Let $X_1, \ldots, X_n$ a random sample with $X_i \sim \mathcal{U}[0, \theta]$ (where $\mathcal{U}$ = uniform dist). Let $Y = \max(X_1, \ldots, X_n)$, the MLE of $\theta$. It can be proven that $U = \frac{Y}{\theta}$ has density
\begin{align*} f_U(u) = \begin{cases} n u^{n-1} & 0 \leq u \leq 1 \\ 0 & \text{otherwise} \end{cases} \end{align*}
Evidently, $P(A \leq \frac{Y}{\theta} \leq B)$ is given by
\begin{align*} F_U(B) - F_U(A) \end{align*}
Then, if $\mathcal{P}(A, B) := P(A \leq \frac{Y}{\theta} \leq B)$, we have
\begin{align*} \mathcal{P}(A, B) &= n \left[\int_0^{B} u^{n-1} ~ du - \int_0^{A} u^{n-1} \right] \\ &= n \left[ \frac{B^n}{n} - \frac{A^n}{n} \right] \\ &= B^n - A^n \end{align*}
From this follows that $\mathcal{P}(\alpha^{\frac{1}{n}}, 1) = 1 - \alpha$. I want to use this to form confidence intervals for $\theta$, but I am unsure about whether my procedure to do this is correct. It takes simple manipulations to show that
\begin{align*} P(\alpha^{\frac{1}{n}} \leq \frac{Y}{\theta} \leq 1) = P( Y \leq \theta \leq \frac{Y}{\alpha^{\frac{1}{n}}}) = 1 - \alpha \end{align*}
Thus, the expression seems to serve to produce the CI $[Y, Y \alpha^{-\frac{1}{n}}]$ with confidence $1-\alpha$. For example, for $\alpha = 1/2 $, we have that $\theta$ will belong to $[Y, \frac{Y}{2^{\frac{1}{n}}}]$. Since $2^{\frac{1}{n}} \to 1$ as $n \to \infty$, with $n$ sufficiently large this means $\theta \in [Y, Y + \epsilon]$ for a very marginal $\epsilon$, with probability $95\%$.
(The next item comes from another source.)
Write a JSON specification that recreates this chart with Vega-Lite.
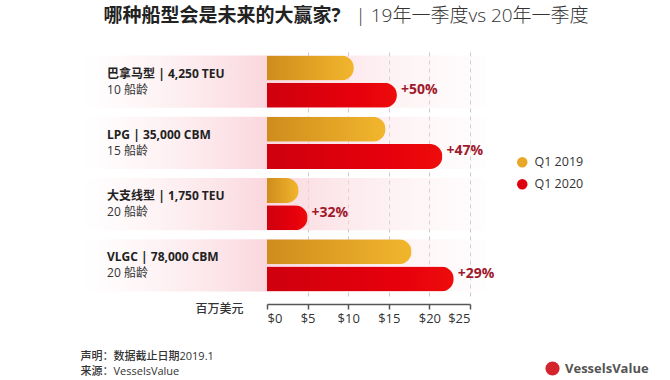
{
  "$schema": "https://vega.github.io/schema/vega-lite/v6.json",
  "width": 420,
  "height": 245,
  "autosize": "none",
  "padding": {"left": 88, "top": 51, "right": 162, "bottom": 84},
  "background": "white",
  "config": {"view": {"stroke": null}, "font": "Open Sans, Noto Sans CJK SC"},
  "datasets": {
    "ships": [
      {"ship": "巴拿马型", "spec": "巴拿马型 | 4,250 TEU", "age": "10 船龄", "year": "Q1 2019", "value": 10.7, "change": ""},
      {"ship": "巴拿马型", "spec": "巴拿马型 | 4,250 TEU", "age": "10 船龄", "year": "Q1 2020", "value": 16.0, "change": "+50%"},
      {"ship": "LPG", "spec": "LPG | 35,000 CBM", "age": "15 船龄", "year": "Q1 2019", "value": 14.6, "change": ""},
      {"ship": "LPG", "spec": "LPG | 35,000 CBM", "age": "15 船龄", "year": "Q1 2020", "value": 21.6, "change": "+47%"},
      {"ship": "大支线型", "spec": "大支线型 | 1,750 TEU", "age": "20 船龄", "year": "Q1 2019", "value": 3.9, "change": ""},
      {"ship": "大支线型", "spec": "大支线型 | 1,750 TEU", "age": "20 船龄", "year": "Q1 2020", "value": 5.0, "change": "+32%"},
      {"ship": "VLGC", "spec": "VLGC | 78,000 CBM", "age": "20 船龄", "year": "Q1 2019", "value": 17.8, "change": ""},
      {"ship": "VLGC", "spec": "VLGC | 78,000 CBM", "age": "20 船龄", "year": "Q1 2020", "value": 23.0, "change": "+29%"}
    ]
  },
  "data": {"name": "ships"},
  "layer": [
    {
      "transform": [{"filter": "datum.year == 'Q1 2019'"}],
      "mark": {"type": "rect", "fill": {"gradient": "linear", "x1": 0, "x2": 1, "y1": 0, "y2": 0, "stops": [
        {"offset": 0, "color": "rgba(252,228,232,0)"},
        {"offset": 0.46, "color": "rgba(249,208,215,0.85)"},
        {"offset": 1, "color": "rgba(252,235,238,0.1)"}
      ]}},
      "encoding": {
        "x": {"datum": -23, "type": "quantitative", "axis": null, "scale": {"domain": [0, 25], "range": [179, 382], "nice": false, "zero": false}},
        "x2": {"datum": 27},
        "y": {"field": "ship", "type": "nominal", "sort": null, "axis": null, "scale": {"paddingInner": 0.15, "paddingOuter": 0.075}}
      }
    },
    {
      "transform": [{"filter": "datum.year == 'Q1 2019'"}],
      "mark": {"type": "text", "align": "left", "baseline": "middle", "dy": -8, "fontSize": 12, "fontWeight": "bold", "color": "#222"},
      "encoding": {
        "x": {"datum": -19.7, "type": "quantitative", "axis": null},
        "y": {"field": "ship", "type": "nominal", "sort": null, "axis": null},
        "text": {"field": "spec"}
      }
    },
    {
      "transform": [{"filter": "datum.year == 'Q1 2019'"}],
      "mark": {"type": "text", "align": "left", "baseline": "middle", "dy": 8, "fontSize": 12, "color": "#333"},
      "encoding": {
        "x": {"datum": -19.7, "type": "quantitative", "axis": null},
        "y": {"field": "ship", "type": "nominal", "sort": null, "axis": null},
        "text": {"field": "age"}
      }
    },
    {
      "transform": [{"filter": "datum.year == 'Q1 2019'"}],
      "mark": {"type": "bar", "cornerRadiusEnd": 12.5, "fill": {"gradient": "linear", "x1": 0, "x2": 1, "y1": 0, "y2": 0, "stops": [
        {"offset": 0, "color": "#cf8c1c"},
        {"offset": 1, "color": "#f2b62d"}
      ]}},
      "encoding": {
        "x": {"field": "value", "type": "quantitative", "scale": {"domain": [0, 25], "range": [179, 382], "nice": false, "zero": false},
          "axis": {"orient": "bottom", "values": [0, 5, 10, 15, 20, 25], "labelExpr": "'$' + datum.value", "offset": 8,
            "domainColor": "#555", "domainWidth": 1.5, "tickColor": "#555", "tickWidth": 1.5, "tickSize": 5,
            "labelFontSize": 13, "labelColor": "#333", "labelPadding": 3,
            "grid": true, "gridColor": "#c8c8c8", "gridDash": [4, 4],
            "gridOpacity": {"condition": {"test": "datum.value === 0", "value": 0}, "value": 1},
            "title": "百万美元", "titleX": 155, "titleY": 4, "titleAlign": "right", "titleBaseline": "middle",
            "titleFontSize": 12, "titleFontWeight": 500, "titleColor": "#333"}},
        "y": {"field": "ship", "type": "nominal", "sort": null,
          "axis": {"orient": "left", "labels": false, "ticks": false, "domain": false, "grid": false,
            "title": "哪种船型会是未来的大赢家?", "titleAngle": 0, "titleAlign": "left", "titleBaseline": "middle",
            "titleX": 15, "titleY": -36, "titleFontSize": 19, "titleFontWeight": "bold", "titleColor": "#222"}},
        "yOffset": {"field": "year", "scale": {"domain": ["Q1 2019", "Q1 2020"], "paddingInner": 0.08}}
      }
    },
    {
      "transform": [{"filter": "datum.year == 'Q1 2020'"}],
      "mark": {"type": "bar", "cornerRadiusEnd": 12.5, "fill": {"gradient": "linear", "x1": 0, "x2": 1, "y1": 0, "y2": 0, "stops": [
        {"offset": 0, "color": "#cf000e"},
        {"offset": 0.7, "color": "#e6000b"},
        {"offset": 1, "color": "#ee0c0c"}
      ]}},
      "encoding": {
        "x": {"field": "value", "type": "quantitative", "axis": null},
        "y": {"field": "ship", "type": "nominal", "sort": null, "axis": null},
        "yOffset": {"field": "year", "scale": {"domain": ["Q1 2019", "Q1 2020"], "paddingInner": 0.08}}
      }
    },
    {
      "transform": [{"filter": "datum.year == 'Q1 2020'"}],
      "mark": {"type": "text", "align": "left", "baseline": "middle", "dx": 4, "dy": -5, "fontSize": 14, "fontWeight": "bold", "color": "#9f1a2c"},
      "encoding": {
        "x": {"field": "value", "type": "quantitative", "axis": null},
        "y": {"field": "ship", "type": "nominal", "sort": null, "axis": null},
        "yOffset": {"field": "year", "scale": {"domain": ["Q1 2019", "Q1 2020"], "paddingInner": 0.08}},
        "text": {"field": "change"}
      }
    },
    {
      "mark": {"type": "point", "filled": true, "opacity": 0},
      "encoding": {
        "x": {"field": "value", "type": "quantitative",
          "axis": {"orient": "top", "labels": false, "ticks": false, "domain": false, "grid": false,
            "title": ["声明：数据截止日期2019.1", "来源：VesselsValue"], "titleAngle": 0, "titleAlign": "left", "titleBaseline": "top",
            "titleX": -8, "titleY": 299, "titleFontSize": 11, "titleFontWeight": 500, "titleColor": "#333", "titleLineHeight": 15}},
        "y": {"field": "ship", "type": "nominal", "sort": null,
          "axis": {"orient": "right", "labels": false, "ticks": false, "domain": false, "grid": false,
            "title": "|   19年一季度vs 20年一季度", "titleAngle": 0, "titleAlign": "left", "titleBaseline": "middle",
            "titleX": -153, "titleY": -36, "titleFontSize": 19, "titleFontWeight": 300, "titleColor": "#333"}},
        "color": {"field": "year", "type": "nominal",
          "scale": {"domain": ["Q1 2019", "Q1 2020"], "range": ["#e8a826", "#df000f"]},
          "legend": {"orient": "none", "legendX": 428, "legendY": 105, "title": null, "symbolType": "circle", "symbolSize": 110,
            "symbolOpacity": 1, "symbolStrokeWidth": 0, "labelFontSize": 12.5, "labelColor": "#333", "rowPadding": 9, "labelOffset": 6}}
      }
    },
    {
      "transform": [{"filter": "datum.year == 'Q1 2019'"}],
      "mark": {"type": "point", "filled": true, "opacity": 0, "color": "#d4242c"},
      "encoding": {
        "x": {"field": "value", "type": "quantitative", "axis": null},
        "y": {"field": "ship", "type": "nominal", "sort": null, "axis": null},
        "shape": {"datum": "VesselsValue", "type": "nominal", "scale": {"range": ["circle"]},
          "legend": {"orient": "none", "legendX": 457, "legendY": 310, "title": null, "symbolType": "circle", "symbolSize": 200,
            "symbolOpacity": 1, "symbolFillColor": "#d4242c", "symbolStrokeWidth": 0, "labelFontSize": 13, "labelFontWeight": "bold",
            "labelColor": "#555", "labelOffset": 5}}
      }
    }
  ],
  "resolve": {"axis": {"x": "independent", "y": "independent"}}
}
Is this correct? If not, how can one use the derivations presented to form confidence intervals for the real value of $\theta$?
Your derivation seems correct except that you wrote $2^{\frac1n}$ instead of $\left(\frac12\right)^{\frac1n}$. The conclusion is correct, though: The more data you have, the closer the maximum is likely to be to $\theta$, and thus the narrower the interval you need for $95\%$ confidence.